American Monster est une très jolie surprise pour de multiples raisons. Déjà, car c’est l’un des premiers titres d’un tout nouvel éditeur, Snorgleux Comics, lancé par une librairie marseillaise et qui a vocation de proposer les meilleures séries US indépendantes, notamment celles d’Aftershock, qui a publié la série outre atlantique.
Ensuite, car ce premier tome signe le retour d’un Brian Azzarello à la fois brut de décoffrage et sans concession sur sa vision de USA, tout en montrant un amour pour ses personnages, aussi torturés, vicieux ou tarés soient-ils. Avec une narration chorale des plus dynamiques, les chapitres se dévorent au rythme d’une intrigue plus riche qu’il n’y paraît. D’autant qu’elle aborde de multiples thèmes, aussi bien d’actualité que dans l’air du temps, avec un style percutant et des dialogues faisant honneur aux passages les plus vulgaires des films de Tarantino.
Le seul fait de voir un scénariste de la trempe de Brian Azzarello revenir sur du thriller ancré aux USA est un petit évènement en soi. Mais, en plus, ce premier tome d’American Monster se révèle excellent, percutant, introduisant à merveille sa galerie de personnages pour nous amener sur des pistes encore assez floues et intrigantes.
Uncanny X-Force
Lors de son passage chez Marvel Comics, le scénariste Rick Remender a pu toucher à de nombreux personnages : Punisher, les Avengers et son penchant Secret, Venom, Captain America et un bon paquet de mutants, parmi lesquels l’équipe de commando Uncanny X-Force, mené par Wolverine.
Réunissant Psylocke, Deadpool, Fantomex et Archangel, cette petite troupe a pour mission d’éliminer les menaces les plus sanglantes avant qu’elles ne fassent de lourds dégâts. Leur première mission était de neutraliser une version enfant d’Apocalypse, ressuscité pour régner sur le monde. Tuer un enfant n’étant pas chose aisée, du moins moralement, cette mission originale va ébranler les limites des membres de l’équipe, avant de les faire affronter toute une série d’autres menaces. La série arrive à son terme avec ce quatrième tome, racontant le dernier baroud d’honneur de l’équipe de Logan, qui va ainsi devoir faire face aux conséquences des actes commis depuis le début du titre.
De toutes les séries qu’il a pu écrire pour la Maison des Idées, Uncanny X-Force est définitivement la meilleure. Récit d’action super-héroïque débridé, aventure riche et inattendue se focalisant en grande partie sur la psychologie de ses personnages pour mieux les torturer et lettre d’amour aux X-Men et à sa mythologie épaisse de près de 50 ans d’histoires : la série de Remender est tout cela à la fois.

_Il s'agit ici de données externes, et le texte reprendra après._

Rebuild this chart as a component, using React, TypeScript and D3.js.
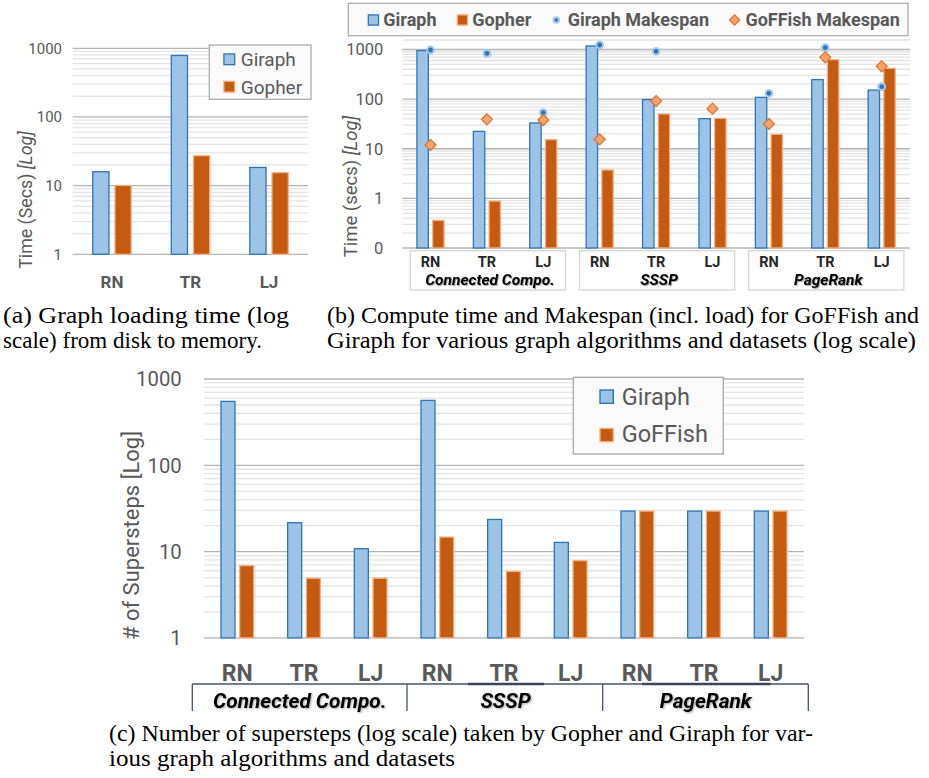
import React from 'react';
import * as d3 from 'd3';

// ---------- data ----------
const datasets = ['RN', 'TR', 'LJ'];
const loadGiraph = [16.3, 804, 18.8];
const loadGopher = [10.3, 27.9, 15.8];

const algorithms = ['Connected Compo.', 'SSSP', 'PageRank'];
const computeGiraph = [977, 23.1, 34.1, 1214, 101, 41.7, 112, 255, 157];
const computeGopher = [0.37, 0.91, 15.7, 3.85, 51.8, 42.3, 20.1, 644, 430];
const makespanGiraph: (number | null)[] = [977, 838, 53.3, 1233, 919, null, 131, 1088, 178];
const makespanGoffish = [11.9, 39.2, 37.9, 15.5, 91.6, 64.2, 31.5, 695, 458];

const stepsGiraph = [560, 22, 11, 575, 24, 13, 30, 30, 30];
const stepsGoffish = [7, 5, 5, 15, 6, 8, 30, 30, 30];

const ticksA = [1, 10, 100, 1000];
const ticksB = [0.1, 1, 10, 100, 1000];
const tickLabelsB = ['0', '1', '10', '100', '1000'];
const ticksC = [1, 10, 100, 1000];

const captionA = ['(a) Graph loading time (log', 'scale) from disk to memory.'];
const captionB = ['(b) Compute time and Makespan (incl. load) for GoFFish and', 'Giraph for various graph algorithms and datasets (log scale)'];
const captionC = ['(c) Number of supersteps (log scale) taken by Gopher and Giraph for var-', 'ious graph algorithms and datasets'];

// ---------- style ----------
const FONT = "Roboto, 'Open Sans', Arial, sans-serif";
const SERIF = "'Liberation Serif', 'Times New Roman', serif";
const GRAY = '#595959';
const BLUE_FILL = '#9dc3e6';
const BLUE_STROKE = '#2e75b6';
const OR_FILL = '#c55a11';
const OR_STROKE = '#f4b183';
const MAJOR = '#b4b4b4';
const MINOR = '#e4e4e4';

const keys = algorithms.flatMap((a) => datasets.map((d) => a + '|' + d));

function isMajor(v: number) {
  const l = Math.log10(v);
  return Math.abs(l - Math.round(l)) < 1e-9;
}

function Grid({ y, x0, x1, top }: any) {
  const t: number[] = y.ticks().filter((v: number) => y(v) >= top - 0.5);
  return (
    <g>
      {t.filter((v) => !isMajor(v)).map((v, i) => (
        <line key={'m' + i} x1={x0} x2={x1} y1={y(v)} y2={y(v)} stroke={MINOR} strokeWidth={1.3} />
      ))}
      {t.filter((v) => isMajor(v)).map((v, i) => (
        <line key={'M' + i} x1={x0} x2={x1} y1={y(v)} y2={y(v)} stroke={MAJOR} strokeWidth={1.3} />
      ))}
    </g>
  );
}

function Bars({ cats, x, y, vals, base, side, w, gap, fill, stroke }: any) {
  const sw = 1.3;
  return (
    <g>
      {vals.map((v: number, i: number) => {
        const c = x(cats[i]) + x.bandwidth() / 2;
        const x0 = side < 0 ? c - gap - w : c + gap;
        const yt = y(v);
        const yb = y(base);
        return (
          <rect key={i} x={x0 + sw / 2} y={yt + sw / 2} width={w - sw} height={Math.max(0, yb - yt - sw / 2)}
            fill={fill} stroke={stroke} strokeWidth={sw} />
        );
      })}
    </g>
  );
}

function Dot({ cx, cy, r }: any) {
  return <circle cx={cx} cy={cy} r={r} fill={BLUE_STROKE} stroke="#a9c9ea" strokeWidth={2} />;
}
function Diamond({ cx, cy, s }: any) {
  return (
    <path d={`M${cx},${cy - s}L${cx + s},${cy}L${cx},${cy + s}L${cx - s},${cy}Z`} fill="#f4a46e" stroke="#e0702e" strokeWidth={1.2} />
  );
}

function Caption({ x, y, lines, widths }: any) {
  return (
    <g fontFamily={SERIF} fontSize={23.5} fill="#000">
      {lines.map((l: string, i: number) => (
        <text key={i} x={x} y={y + i * 25} textLength={widths[i]} lengthAdjust="spacingAndGlyphs">{l}</text>
      ))}
    </g>
  );
}

// ---------- chart A ----------
function ChartA() {
  const x = d3.scaleBand<string>().domain(datasets).range([72.7, 308.3]);
  const y = d3.scaleLog().domain([1, 1000]).range([254.3, 48.3]);
  return (
    <g fontFamily={FONT}>
      <Grid y={y} x0={72.7} x1={308.3} top={48.3} />
      <Bars cats={datasets} x={x} y={y} vals={loadGiraph} base={1} side={-1} w={17.5} gap={2.35} fill={BLUE_FILL} stroke={BLUE_STROKE} />
      <Bars cats={datasets} x={x} y={y} vals={loadGopher} base={1} side={1} w={17.5} gap={2.35} fill={OR_FILL} stroke={OR_STROKE} />
      {ticksA.map((t) => (
        <text key={t} x={62} y={y(t) + 5.4} textAnchor="end" fontSize={15} fill={GRAY}>{t}</text>
      ))}
      {datasets.map((d) => (
        <text key={d} x={(x(d) as number) + x.bandwidth() / 2} y={287.8} textAnchor="middle" fontSize={17} fontWeight="bold" fill={GRAY}>{d}</text>
      ))}
      <text transform="translate(32,200) rotate(-90)" textAnchor="middle" fontSize={17.8} fill={GRAY}>
        {'Time (Secs) '}<tspan fontStyle="italic">[Log]</tspan>
      </text>
      <rect x={209.3} y={45} width={101.7} height={54.3} fill="#fafafa" stroke="#a6a6a6" strokeWidth={1.2} />
      <rect x={223.9} y={53.9} width={10.8} height={10.8} fill={BLUE_FILL} stroke={BLUE_STROKE} strokeWidth={1.3} />
      <rect x={223.9} y={81.3} width={10.8} height={10.8} fill={OR_FILL} stroke={OR_STROKE} strokeWidth={1.3} />
      <text x={240.7} y={66.1} fontSize={19} fill={GRAY}>Giraph</text>
      <text x={240.7} y={93.5} fontSize={19} fill={GRAY}>Gopher</text>
    </g>
  );
}

// ---------- chart B ----------
function ChartB() {
  const x = d3.scaleBand<string>().domain(keys).range([402.3, 909.9]);
  const y = d3.scaleLog().domain([0.1, 1000]).range([248, 49.5]);
  const cx = (k: string) => (x(k) as number) + x.bandwidth() / 2;
  return (
    <g fontFamily={FONT}>
      <defs>
        <filter id="shB" x="-10%" y="-30%" width="120%" height="160%">
          <feDropShadow dx="1" dy="1" stdDeviation="0.7" floodColor="#000" floodOpacity="0.35" />
        </filter>
      </defs>
      <line x1={402.3} x2={909.9} y1={40} y2={40} stroke={MINOR} strokeWidth={1.3} />
      <Grid y={y} x0={402.3} x1={909.9} top={40} />
      <Bars cats={keys} x={x} y={y} vals={computeGiraph} base={0.1} side={-1} w={12.7} gap={1.5} fill={BLUE_FILL} stroke={BLUE_STROKE} />
      <Bars cats={keys} x={x} y={y} vals={computeGopher} base={0.1} side={1} w={12.7} gap={1.5} fill={OR_FILL} stroke={OR_STROKE} />
      {makespanGiraph.map((v, i) => v == null ? null : <Dot key={'d' + i} cx={cx(keys[i])} cy={y(v)} r={3.4} />)}
      {makespanGoffish.map((v, i) => <Diamond key={'g' + i} cx={cx(keys[i])} cy={y(v)} s={5.5} />)}
      {ticksB.map((t, i) => (
        <text key={t} x={383.3} y={y(t) + 5.9} textAnchor="end" fontSize={16.5} fill={GRAY}>{tickLabelsB[i]}</text>
      ))}
      <text transform="translate(357,186.5) rotate(-90)" textAnchor="middle" fontSize={18.5} fill={GRAY}>
        {'Time (secs) '}<tspan fontStyle="italic">[Log]</tspan>
      </text>
      {algorithms.map((a, g) => {
        const x0 = x(keys[g * 3]) as number;
        const x1 = (x(keys[g * 3 + 2]) as number) + x.bandwidth();
        const bx0 = x0 + 8, bx1 = x1 - 6;
        return (
          <g key={a}>
            <rect x={bx0} y={250.7} width={bx1 - bx0} height={39.3} fill="#fff" stroke="#d6d6d6" strokeWidth={1.3} />
            <text x={(bx0 + bx1) / 2 + 2} y={284.6} textAnchor="middle" fontSize={15.5} fontWeight="bold" fontStyle="italic" fill="#000" filter="url(#shB)">{a}</text>
          </g>
        );
      })}
      {keys.map((k) => (
        <text key={k} x={cx(k)} y={266.6} textAnchor="middle" fontSize={14.5} fontWeight="bold" fill="#262626">{k.split('|')[1]}</text>
      ))}
      <rect x={348.3} y={3.3} width={559.7} height={32.4} fill="#fafafa" stroke="#a6a6a6" strokeWidth={1.2} />
      <rect x={368.3} y={14.9} width={10.2} height={10.2} fill={BLUE_FILL} stroke={BLUE_STROKE} strokeWidth={1.3} />
      <text x={383.3} y={26.4} fontSize={18} fontWeight="bold" fill={GRAY}>Giraph</text>
      <rect x={457.3} y={14.9} width={10.2} height={10.2} fill={OR_FILL} stroke={OR_STROKE} strokeWidth={1.3} />
      <text x={472.3} y={26.4} fontSize={18} fontWeight="bold" fill={GRAY}>Gopher</text>
      <Dot cx={556.3} cy={20} r={2.8} />
      <text x={567.7} y={26.4} fontSize={18} fontWeight="bold" fill={GRAY}>Giraph Makespan</text>
      <Diamond cx={734.6} cy={20} s={5.2} />
      <text x={745.4} y={26.4} fontSize={18} fontWeight="bold" fill={GRAY}>GoFFish Makespan</text>
    </g>
  );
}

// ---------- chart C ----------
function ChartC() {
  const x = d3.scaleBand<string>().domain(keys).range([204, 804]);
  const y = d3.scaleLog().domain([1, 1000]).range([637.9, 379]);
  const cx = (k: string) => (x(k) as number) + x.bandwidth() / 2;
  const groupEdge = (g: number) => x(keys[g * 3]) as number;
  const edges = [groupEdge(0) - 11.7, groupEdge(1) + 3, groupEdge(2) - 1.3, 804 + 4.3];
  const labelX = [299.8, 505.6, 705.7];
  return (
    <g fontFamily={FONT}>
      <defs>
        <filter id="shC" x="-10%" y="-30%" width="120%" height="160%">
          <feDropShadow dx="1" dy="1" stdDeviation="0.8" floodColor="#000" floodOpacity="0.35" />
        </filter>
      </defs>
      <Grid y={y} x0={204} x1={804} top={379} />
      <Bars cats={keys} x={x} y={y} vals={stepsGiraph} base={1} side={-1} w={15.3} gap={1.7} fill={BLUE_FILL} stroke={BLUE_STROKE} />
      <Bars cats={keys} x={x} y={y} vals={stepsGoffish} base={1} side={1} w={15.3} gap={1.7} fill={OR_FILL} stroke={OR_STROKE} />
      {ticksC.map((t) => (
        <text key={t} x={181.7} y={y(t) + 7.3} textAnchor="end" fontSize={20.3} fill={GRAY}>{t}</text>
      ))}
      <text transform="translate(139,535.5) rotate(-90)" textAnchor="middle" fontSize={22} fill={GRAY}># of Supersteps [Log]</text>
      {keys.map((k) => (
        <text key={k} x={cx(k)} y={680.9} textAnchor="middle" fontSize={23} fontWeight="bold" fill={GRAY}>{k.split('|')[1]}</text>
      ))}
      <line x1={edges[0]} x2={edges[3]} y1={684} y2={684} stroke="#44546a" strokeWidth={1.3} />
      {edges.map((e, i) => (
        <line key={i} x1={e} x2={e} y1={684} y2={711} stroke="#44546a" strokeWidth={1.3} />
      ))}
      <line x1={cx(keys[4]) - 36} x2={cx(keys[4]) + 40} y1={684} y2={684} stroke="#3b4658" strokeWidth={2.6} />
      <line x1={cx(keys[7]) - 62} x2={cx(keys[8])} y1={684} y2={684} stroke="#3b4658" strokeWidth={2.6} />
      {algorithms.map((a, g) => (
        <text key={a} x={labelX[g]} y={708.2} textAnchor="middle" fontSize={20.8} fontWeight="bold" fontStyle="italic" fill="#000" filter="url(#shC)">{a}</text>
      ))}
      <rect x={573.3} y={377.3} width={150} height={76.7} fill="#fafafa" stroke="#a6a6a6" strokeWidth={1.3} />
      <rect x={600} y={390} width={13.3} height={13.3} fill={BLUE_FILL} stroke={BLUE_STROKE} strokeWidth={1.4} />
      <rect x={600} y={428.4} width={13.3} height={13.3} fill={OR_FILL} stroke={OR_STROKE} strokeWidth={1.4} />
      <text x={621.7} y={405.1} fontSize={23.5} fill={GRAY}>Giraph</text>
      <text x={621.7} y={442.4} fontSize={23.5} fill={GRAY}>GoFFish</text>
    </g>
  );
}

export default function App() {
  return (
    <svg width={929} height={778} viewBox="0 0 929 778" style={{ position: 'absolute', left: 0, top: 0, background: '#fff' }}>
      <rect x={0} y={0} width={929} height={778} fill="#fff" />
      <ChartA />
      <ChartB />
      <ChartC />
      <Caption x={3} y={323} lines={captionA} widths={[286, 259]} />
      <Caption x={327} y={323} lines={captionB} widths={[592, 589]} />
      <Caption x={109} y={741} lines={captionC} widths={[704, 346]} />
    </svg>
  );
}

Le scénariste de Black Science a un goût prononcé pour les anti-héros et leurs questionnements moraux. Cela lui permet ici de créer un attachement immédiat pour le destin de ses protagonistes, et ainsi de décupler la tension et l’émotion des dangereuses menaces qui pèsent sur les mutants. D’autant que, d’arc narratif en arc narratif, Rick Remender enchaine les collaborations fructueuses avec des dessinateurs de talent comme Jérôme Opeña, Esad Ribic ou Mark Brooks pour le début de sa série, ou bien Phil Noto et Julian Totino Tedesco dans ce quatrième et dernier tome.
Si Rick Remender a préféré prendre la tangente et quitter la Maison des Idées, lassé d’écrire des histoires sur des personnages qui ne lui appartient pas et dont il n’a aucun droit dessus, Uncanny X-Force reste comme l’un de ses meilleurs travaux, tout éditeurs confondus. Une série brutale, sans concession, prenante et passionnante, servi en majeur partie par des dessinateurs user talentueux mais qui n’ont pas encore gagné le statut de superstar de l’industrie. Du tout bon, disponible dans 4 Marvel Deluxe chez Panini Comics, que vous soyez lecteur Marvel ou non.